Muscat – Oman’s Public Establishment for Industrial Estates (Madayn) and the US-based hydrogen technologies firm H2-Industries have signed a memorandum of understanding (MoU) to develop a waste-to-hydrogen plant in conjunction with PV solar power plants with base-load capacity in Oman.
The proposed US$1.4bn project will be built on a 200,000 sqm coastal site in the sultanate, H2-Industries said in a press statement.
H2-Industries is a global hydrogen generation and energy storage solutions company headquartered in New York City.
The proposed waste-to-hydrogen plant in Oman will initially convert up to 1mn tonnes of municipal solid waste each year sourced from waste management operators and mined from existing landfills, but the facility will have the capacity to expand to manage up to 4mn tonnes of waste.
The project also includes the construction of a 300MW base-load capable PV solar installation that will include 70MW of electrical storage, H2-Industries said.
The annual production of hydrogen and CO₂ generated from the waste will have an export value of over US$268mn, comprising 67,000 tonnes of green hydrogen and 1mn tonnes of CO₂, the company added.
‘Although the primary function of the plant is to produce green energy without environmentally harmful emissions, it also offers additional benefits to the region. The project will allow Oman to develop an effective waste management system creating employment and delivering other socio-economic benefits,’ H2-Industries noted.

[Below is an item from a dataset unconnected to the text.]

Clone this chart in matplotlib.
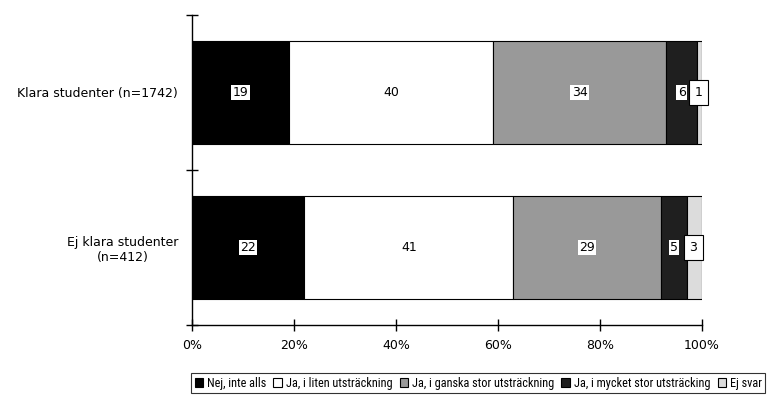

Municipal solid waste management is a challenging issue for Oman. As per H2-Industries’ statement, the sultanate produces about 1.9mn tonnes of solid waste each year. The per capita waste generation in Oman is more than 1.5kg per day, among the highest worldwide.
H2-Industries’ proprietary technology transforms organic waste including plastic, sewage sludge, and existing landfill waste in a thermos-chemical process into green hydrogen and pure CO₂. This is achieved without the use of external electricity or burning waste, making the entire process emission free.
The green hydrogen produced from that process can be transported and stored, using H2-Industries’ Liquid Organic Hydrogen Carrier (LOHC) technologies, and released on demand for use in industrial applications.
Once the pre-development and permitting phase is completed, the facility will start producing hydrogen in approximately 30 months, H2-Industries noted.
“This is an exciting opportunity and one that will take the tonnes of waste that collects in Oman and turn it into green hydrogen,” executive chairman of H2-Industries, Michael Stusch said.
“The US$1.4bn investment into Oman will make a substantial contribution to the country’s waste management strategy and demonstrates how fighting climate change and enhancing environmental protection can go hand in hand and benefit all stakeholders,” he said.
The green hydrogen produced at the H2-Industries facility in Oman can be sold and transported for international use or, alternatively, H2-Industries can create low-cost synthetic diesel or sustainable aviation fuel, with the captured CO₂, which is the only emission in this process, depending on international market demand.